Include in the output exactly the lines from the opening of the data through the line containing "YAxis, ReferenceLine, ReferenceDot", and nothing more.

■ **Data section**
● ● ● ● ● ● ●

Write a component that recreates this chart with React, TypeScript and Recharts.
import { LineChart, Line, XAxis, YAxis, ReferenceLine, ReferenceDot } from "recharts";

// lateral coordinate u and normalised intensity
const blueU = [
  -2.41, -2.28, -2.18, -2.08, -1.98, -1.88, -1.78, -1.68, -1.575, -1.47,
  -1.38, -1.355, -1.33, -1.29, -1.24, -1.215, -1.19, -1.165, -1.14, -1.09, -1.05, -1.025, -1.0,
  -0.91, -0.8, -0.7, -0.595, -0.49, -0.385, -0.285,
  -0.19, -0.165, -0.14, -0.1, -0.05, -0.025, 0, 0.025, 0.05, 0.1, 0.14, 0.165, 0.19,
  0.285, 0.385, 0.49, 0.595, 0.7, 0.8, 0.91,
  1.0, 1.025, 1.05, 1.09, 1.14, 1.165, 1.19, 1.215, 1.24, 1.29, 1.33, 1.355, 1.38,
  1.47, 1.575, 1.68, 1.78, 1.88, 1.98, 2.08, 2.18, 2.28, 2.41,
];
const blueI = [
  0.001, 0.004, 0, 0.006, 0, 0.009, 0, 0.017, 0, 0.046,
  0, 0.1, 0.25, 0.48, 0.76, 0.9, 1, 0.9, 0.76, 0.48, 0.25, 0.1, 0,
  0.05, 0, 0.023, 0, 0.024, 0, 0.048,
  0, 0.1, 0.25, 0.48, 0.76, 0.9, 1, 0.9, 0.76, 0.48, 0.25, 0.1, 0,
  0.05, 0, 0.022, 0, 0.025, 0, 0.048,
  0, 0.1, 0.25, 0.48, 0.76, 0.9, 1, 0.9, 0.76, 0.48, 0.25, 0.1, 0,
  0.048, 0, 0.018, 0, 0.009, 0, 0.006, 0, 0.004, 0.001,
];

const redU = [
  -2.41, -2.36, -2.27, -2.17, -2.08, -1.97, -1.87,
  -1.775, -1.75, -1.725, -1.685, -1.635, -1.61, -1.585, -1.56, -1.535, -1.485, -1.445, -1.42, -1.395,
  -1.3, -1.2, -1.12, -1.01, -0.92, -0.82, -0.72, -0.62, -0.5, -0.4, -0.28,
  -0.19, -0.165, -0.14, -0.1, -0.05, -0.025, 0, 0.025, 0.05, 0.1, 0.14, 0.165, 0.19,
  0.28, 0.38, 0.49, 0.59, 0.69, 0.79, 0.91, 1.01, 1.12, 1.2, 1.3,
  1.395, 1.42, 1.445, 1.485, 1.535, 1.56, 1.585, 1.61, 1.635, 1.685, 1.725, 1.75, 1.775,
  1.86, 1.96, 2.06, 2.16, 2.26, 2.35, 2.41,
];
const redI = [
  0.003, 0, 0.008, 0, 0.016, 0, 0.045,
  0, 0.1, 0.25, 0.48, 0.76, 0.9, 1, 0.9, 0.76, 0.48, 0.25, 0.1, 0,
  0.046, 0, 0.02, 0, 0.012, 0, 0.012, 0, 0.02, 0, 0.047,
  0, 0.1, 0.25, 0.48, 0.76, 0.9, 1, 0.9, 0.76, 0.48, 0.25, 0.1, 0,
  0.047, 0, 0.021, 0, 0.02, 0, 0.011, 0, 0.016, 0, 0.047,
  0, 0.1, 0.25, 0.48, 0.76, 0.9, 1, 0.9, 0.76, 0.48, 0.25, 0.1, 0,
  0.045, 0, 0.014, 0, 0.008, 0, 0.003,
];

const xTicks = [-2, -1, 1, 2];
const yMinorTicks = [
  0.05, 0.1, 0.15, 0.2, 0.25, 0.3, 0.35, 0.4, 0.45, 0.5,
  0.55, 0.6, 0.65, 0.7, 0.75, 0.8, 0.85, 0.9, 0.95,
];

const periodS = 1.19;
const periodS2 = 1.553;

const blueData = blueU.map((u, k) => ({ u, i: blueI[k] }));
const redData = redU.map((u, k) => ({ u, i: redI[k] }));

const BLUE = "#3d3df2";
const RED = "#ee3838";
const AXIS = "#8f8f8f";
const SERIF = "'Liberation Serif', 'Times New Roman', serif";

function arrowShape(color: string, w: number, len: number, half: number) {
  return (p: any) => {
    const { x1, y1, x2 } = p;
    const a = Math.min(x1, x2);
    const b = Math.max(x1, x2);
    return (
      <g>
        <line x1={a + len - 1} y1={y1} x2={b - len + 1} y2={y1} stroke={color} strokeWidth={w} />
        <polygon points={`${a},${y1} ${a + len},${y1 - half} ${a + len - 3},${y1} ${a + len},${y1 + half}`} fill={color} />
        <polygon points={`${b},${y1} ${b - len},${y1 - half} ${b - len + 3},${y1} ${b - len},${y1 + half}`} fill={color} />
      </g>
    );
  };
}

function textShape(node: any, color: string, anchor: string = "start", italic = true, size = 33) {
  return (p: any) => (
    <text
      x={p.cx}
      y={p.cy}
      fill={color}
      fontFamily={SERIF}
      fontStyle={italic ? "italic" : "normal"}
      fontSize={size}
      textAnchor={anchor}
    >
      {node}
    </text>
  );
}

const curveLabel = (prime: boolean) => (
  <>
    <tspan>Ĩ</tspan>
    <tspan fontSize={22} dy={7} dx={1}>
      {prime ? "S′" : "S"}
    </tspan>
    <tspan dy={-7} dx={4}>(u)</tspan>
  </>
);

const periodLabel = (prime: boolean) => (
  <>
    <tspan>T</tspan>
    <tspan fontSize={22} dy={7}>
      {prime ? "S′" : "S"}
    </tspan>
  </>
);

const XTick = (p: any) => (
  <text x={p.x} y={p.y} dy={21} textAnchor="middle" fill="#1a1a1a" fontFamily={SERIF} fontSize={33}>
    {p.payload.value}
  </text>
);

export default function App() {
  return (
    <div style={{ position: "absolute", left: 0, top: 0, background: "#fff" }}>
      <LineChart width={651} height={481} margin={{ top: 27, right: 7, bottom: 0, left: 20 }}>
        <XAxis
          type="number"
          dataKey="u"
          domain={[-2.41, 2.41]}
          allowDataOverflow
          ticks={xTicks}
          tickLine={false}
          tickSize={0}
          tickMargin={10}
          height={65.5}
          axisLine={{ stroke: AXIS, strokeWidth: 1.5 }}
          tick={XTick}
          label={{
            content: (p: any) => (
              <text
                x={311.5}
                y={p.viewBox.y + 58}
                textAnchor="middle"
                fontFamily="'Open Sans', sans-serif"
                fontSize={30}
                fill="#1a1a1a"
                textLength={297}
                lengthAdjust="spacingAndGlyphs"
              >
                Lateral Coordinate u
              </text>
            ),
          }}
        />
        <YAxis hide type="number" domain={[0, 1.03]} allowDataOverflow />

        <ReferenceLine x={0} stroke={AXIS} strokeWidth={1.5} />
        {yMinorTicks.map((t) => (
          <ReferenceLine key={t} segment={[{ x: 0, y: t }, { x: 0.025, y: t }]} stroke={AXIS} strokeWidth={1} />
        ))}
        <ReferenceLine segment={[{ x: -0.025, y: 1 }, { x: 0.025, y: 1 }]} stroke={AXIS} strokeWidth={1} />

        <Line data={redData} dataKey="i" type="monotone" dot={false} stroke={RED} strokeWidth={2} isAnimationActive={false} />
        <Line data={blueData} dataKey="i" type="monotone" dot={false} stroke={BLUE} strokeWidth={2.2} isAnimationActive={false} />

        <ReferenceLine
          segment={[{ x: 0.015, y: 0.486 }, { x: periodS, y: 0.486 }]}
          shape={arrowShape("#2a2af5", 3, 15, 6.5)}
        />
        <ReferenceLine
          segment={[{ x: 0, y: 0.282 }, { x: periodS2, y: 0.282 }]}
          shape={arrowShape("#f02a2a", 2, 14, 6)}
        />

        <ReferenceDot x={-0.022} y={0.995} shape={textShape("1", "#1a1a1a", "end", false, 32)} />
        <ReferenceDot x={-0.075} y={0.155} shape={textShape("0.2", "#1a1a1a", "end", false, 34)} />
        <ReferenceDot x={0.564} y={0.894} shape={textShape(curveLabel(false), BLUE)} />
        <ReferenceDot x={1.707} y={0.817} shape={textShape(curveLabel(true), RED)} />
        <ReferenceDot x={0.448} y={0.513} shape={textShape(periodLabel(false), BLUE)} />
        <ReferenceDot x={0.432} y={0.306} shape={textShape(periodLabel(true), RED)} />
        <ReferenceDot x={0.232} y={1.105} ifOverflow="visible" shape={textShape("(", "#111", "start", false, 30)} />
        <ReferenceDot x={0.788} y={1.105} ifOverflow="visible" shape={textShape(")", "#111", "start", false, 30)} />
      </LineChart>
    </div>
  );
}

● ● ● ● ● ● ●

■ **Correct answer**
Write a component that recreates this chart with React, TypeScript and Recharts.
import { LineChart, Line, XAxis, YAxis, ReferenceLine, ReferenceDot } from "recharts";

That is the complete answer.